All natural observations have inherent patterns in them and this makes the number of possible observations very less (manifold hypothesis). We aim to develop a way to generate good representations of data by training a classifier to diffrentiate between valid (naturally occuring) and invalid (synthetic) data. For each data point in our dataset, we break down the natural order in the it by splitting it up into small regions called 'tiles' and shuffling these tiles randomly. The suffling is done locally in a neighbourhood which we call the 'window'. By varying the size of the tiles from the lowest value to the largest and corresponsingly the window size, we get a set of invalid examples for each valid example. These data points are invalid due to inconsistencies at various levels of abstraction. We hope to show that when a Deep Neural Network is trained to diffrentiate between these valid data points and invalid data points, it generates a heirarchial representation of the data. Our intuition is that the features learnt will be relavent to only the natural occuring inputs as learning from randomness is prohibitively expensive.

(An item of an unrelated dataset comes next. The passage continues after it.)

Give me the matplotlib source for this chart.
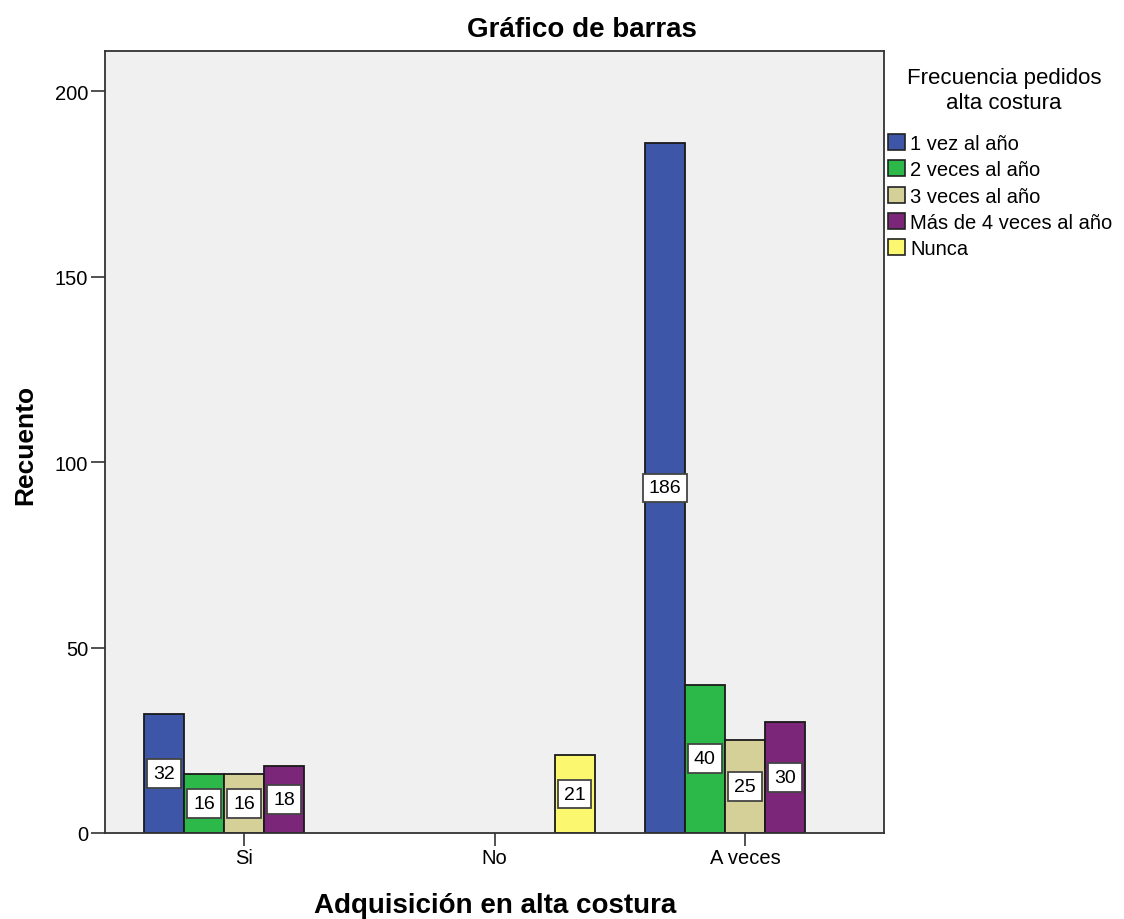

Most permutations of RGB values won't result in a valid image. Further, stepping up a level of abstraction, most permutations of edges won't result in a valid image, and most combinations of contours won't lead to a valid image.

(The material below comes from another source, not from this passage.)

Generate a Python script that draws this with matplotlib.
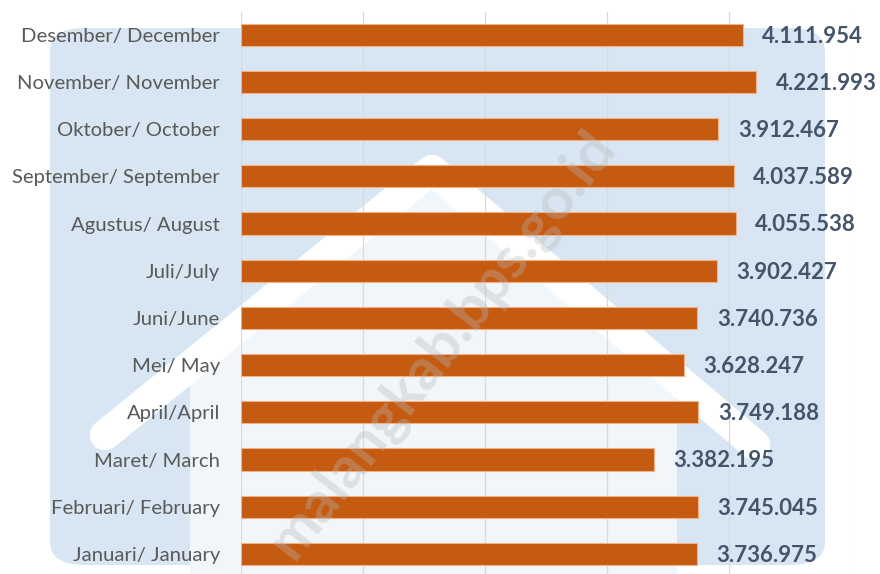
import matplotlib
matplotlib.use("Agg")
from matplotlib import pyplot as plt
from matplotlib.patches import FancyBboxPatch, Polygon
from matplotlib.lines import Line2D

# data (bottom to top)
months = ["Januari/ January", "Februari/ February", "Maret/ March", "April/April",
          "Mei/ May", "Juni/June", "Juli/July", "Agustus/ August",
          "September/ September", "Oktober/ October", "November/ November",
          "Desember/ December"]
values = [3736975, 3745045, 3382195, 3749188, 3628247, 3740736, 3902427,
          4055538, 4037589, 3912467, 4221993, 4111954]
value_labels = ["3.736.975", "3.745.045", "3.382.195", "3.749.188", "3.628.247",
                "3.740.736", "3.902.427", "4.055.538", "4.037.589", "3.912.467",
                "4.221.993", "4.111.954"]
grid_ticks = [0, 1000000, 2000000, 3000000, 4000000, 5000000]

W, H = 880, 574
fig = plt.figure(figsize=(W / 100, H / 100), dpi=100)
fig.patch.set_facecolor("white")

# faint watermark background (logo shape), pixel coords from top-left
def fx(x):
    return x / W

def fy(y):
    return 1 - y / H

bg = fig.add_axes([0, 0, 1, 1], zorder=0)
bg.set_xlim(0, 1)
bg.set_ylim(0, 1)
bg.axis("off")
bg.add_patch(FancyBboxPatch((fx(50), fy(565)), fx(775), 537 / H,
                            boxstyle="round,pad=0,rounding_size=0.04",
                            facecolor="#D7E6F2", edgecolor="none"))
house = [(fx(190), fy(574)), (fx(190), fy(380)), (fx(432), fy(190)),
         (fx(677), fy(390)), (fx(677), fy(574))]
bg.add_patch(Polygon(house, closed=True, facecolor="#F1F6FB", edgecolor="none"))
bg.add_line(Line2D([fx(105), fx(432), fx(755)], [fy(435), fy(170), fy(445)],
                   color="white", lw=22, solid_capstyle="round",
                   solid_joinstyle="round"))

ax = fig.add_axes([241 / W, 0, 610 / W, 562 / H], zorder=1)
ax.patch.set_alpha(0)

y = list(range(len(months)))
ax.barh(y, values, height=0.47, color="#C55A11", edgecolor="#F4B183",
        linewidth=0.8, zorder=3)

for yi, v, lab in zip(y, values, value_labels):
    ax.annotate(lab, xy=(v, yi), xytext=(14, -1), textcoords="offset points",
                ha="left", va="center", fontsize=16, fontweight="bold",
                color="#44546A", family="Lato", annotation_clip=False)

ax.set_xlim(0, 5000000)
ax.set_ylim(-0.424, 11.48)
ax.set_xticks(grid_ticks)
ax.set_xticklabels([])
ax.xaxis.grid(True, color="#D9D9D9", lw=0.9, zorder=0)
ax.set_yticks(y)
ax.set_yticklabels(months, fontsize=14.6, color="#595959", family="Lato")
ax.tick_params(axis="both", length=0)
ax.tick_params(axis="y", pad=15)
for s in ax.spines.values():
    s.set_visible(False)

# watermark text
fig.text(0.503, 0.40, "malangkab.bps.go.id", rotation=52, ha="center", va="center",
         fontsize=42, fontweight="bold", color="#B8B8B8", alpha=0.35,
         family="Lato", zorder=10)

fig.savefig("out.png", dpi=100)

Accordingly, we split the image into small square patches called tiles and then to obtain an invalid image by shuffling them. We shuffle at the tiles that only lie in a particular part of the image to preserve the components of a feature locally. This also reduces the chances of rapid changes of color.

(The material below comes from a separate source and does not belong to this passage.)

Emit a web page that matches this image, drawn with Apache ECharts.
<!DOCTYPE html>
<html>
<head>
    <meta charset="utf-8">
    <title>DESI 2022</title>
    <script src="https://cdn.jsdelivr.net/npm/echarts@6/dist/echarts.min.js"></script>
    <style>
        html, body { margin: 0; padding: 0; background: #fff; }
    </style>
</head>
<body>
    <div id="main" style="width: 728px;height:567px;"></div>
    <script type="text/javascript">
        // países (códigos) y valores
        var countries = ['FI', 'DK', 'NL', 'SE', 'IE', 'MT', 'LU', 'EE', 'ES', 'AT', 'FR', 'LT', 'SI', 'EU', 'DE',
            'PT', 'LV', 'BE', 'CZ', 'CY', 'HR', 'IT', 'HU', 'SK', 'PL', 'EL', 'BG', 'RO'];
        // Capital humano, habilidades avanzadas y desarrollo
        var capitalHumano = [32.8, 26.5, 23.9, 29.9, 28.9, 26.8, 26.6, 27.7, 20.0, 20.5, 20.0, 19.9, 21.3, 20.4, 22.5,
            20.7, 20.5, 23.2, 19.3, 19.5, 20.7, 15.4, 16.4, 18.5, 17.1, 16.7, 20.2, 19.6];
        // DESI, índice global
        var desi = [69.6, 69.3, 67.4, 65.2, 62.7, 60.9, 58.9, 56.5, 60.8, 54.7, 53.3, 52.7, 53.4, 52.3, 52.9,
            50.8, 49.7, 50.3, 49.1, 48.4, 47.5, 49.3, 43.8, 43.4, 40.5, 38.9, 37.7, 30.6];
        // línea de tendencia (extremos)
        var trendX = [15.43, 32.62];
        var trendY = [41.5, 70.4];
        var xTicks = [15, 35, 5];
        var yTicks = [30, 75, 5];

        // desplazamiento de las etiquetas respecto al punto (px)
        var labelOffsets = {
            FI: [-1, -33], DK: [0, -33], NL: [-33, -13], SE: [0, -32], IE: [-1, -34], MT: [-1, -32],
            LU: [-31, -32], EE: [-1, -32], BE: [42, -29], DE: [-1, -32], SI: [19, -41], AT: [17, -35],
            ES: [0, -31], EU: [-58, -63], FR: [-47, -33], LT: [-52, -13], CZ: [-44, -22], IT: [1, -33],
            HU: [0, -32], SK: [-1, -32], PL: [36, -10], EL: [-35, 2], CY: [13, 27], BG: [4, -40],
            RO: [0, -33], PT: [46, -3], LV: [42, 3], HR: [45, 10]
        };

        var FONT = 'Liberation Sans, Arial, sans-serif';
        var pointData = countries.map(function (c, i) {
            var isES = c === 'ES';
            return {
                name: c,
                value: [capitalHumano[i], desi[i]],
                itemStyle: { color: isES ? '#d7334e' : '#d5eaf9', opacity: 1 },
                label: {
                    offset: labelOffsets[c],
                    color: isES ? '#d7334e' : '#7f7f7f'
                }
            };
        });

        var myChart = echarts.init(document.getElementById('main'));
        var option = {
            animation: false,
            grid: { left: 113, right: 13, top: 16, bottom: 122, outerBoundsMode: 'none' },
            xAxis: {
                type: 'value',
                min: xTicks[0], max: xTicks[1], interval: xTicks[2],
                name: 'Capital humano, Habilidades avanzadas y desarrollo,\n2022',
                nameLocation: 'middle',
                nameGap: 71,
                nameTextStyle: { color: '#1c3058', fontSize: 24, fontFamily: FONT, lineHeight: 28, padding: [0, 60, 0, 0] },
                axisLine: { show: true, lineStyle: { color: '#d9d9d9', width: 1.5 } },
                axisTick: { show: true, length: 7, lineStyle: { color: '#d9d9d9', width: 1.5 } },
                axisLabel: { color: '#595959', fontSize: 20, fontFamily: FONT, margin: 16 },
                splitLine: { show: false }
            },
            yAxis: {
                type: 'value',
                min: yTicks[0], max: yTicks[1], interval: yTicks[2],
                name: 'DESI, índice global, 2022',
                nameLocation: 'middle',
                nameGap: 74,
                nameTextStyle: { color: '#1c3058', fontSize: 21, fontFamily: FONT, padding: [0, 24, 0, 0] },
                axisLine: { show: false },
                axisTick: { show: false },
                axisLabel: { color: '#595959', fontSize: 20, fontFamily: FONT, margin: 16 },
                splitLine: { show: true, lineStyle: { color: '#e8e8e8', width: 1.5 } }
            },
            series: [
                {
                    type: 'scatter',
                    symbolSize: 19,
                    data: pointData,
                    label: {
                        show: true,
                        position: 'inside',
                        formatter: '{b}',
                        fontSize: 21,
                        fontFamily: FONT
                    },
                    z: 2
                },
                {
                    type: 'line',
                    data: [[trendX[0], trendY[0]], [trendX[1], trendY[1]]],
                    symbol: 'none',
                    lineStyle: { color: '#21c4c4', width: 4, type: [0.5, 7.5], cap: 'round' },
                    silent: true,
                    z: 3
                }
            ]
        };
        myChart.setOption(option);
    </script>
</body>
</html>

By varying the size of the tile, from one pixel to several pixels, we get a set of invalid images. We smoothen the edges between two random patches with interpolation. Random translation, rotation, noise and larger dropout at all stages are used to make sure that there are no other trends that differentiates valid and invalid images.
As per the above explanation, these invalid images are invalid at different levels of abstraction. When the tile size is small, the image is invalid due to lack of edges. When the tile size is big, the image is invalid due to lack of a naturally observable contour or shape.
We then train a DNN to differentiate between valid and invalid images. We hope to see features observed in natural images like edges, contours and shapes are learnt at various layers of the DNN. Randomly shuffled inputs do not have any consistent pattern that the DNN can exploit to differentiate between the two. Hence it should be forced to have activations for features of natural images only.
Here is an example from ImageNet:
Although independently conceived and developed, this idea is similar to the works 'Noise Contrastive Estimation' (Gutmann et al.) and 'Generative Adversarial Nets' (Goodfellow et al.). The difference however is in the methods employed to generate invalid data points and the distributions of the inputs provided to the classifiers.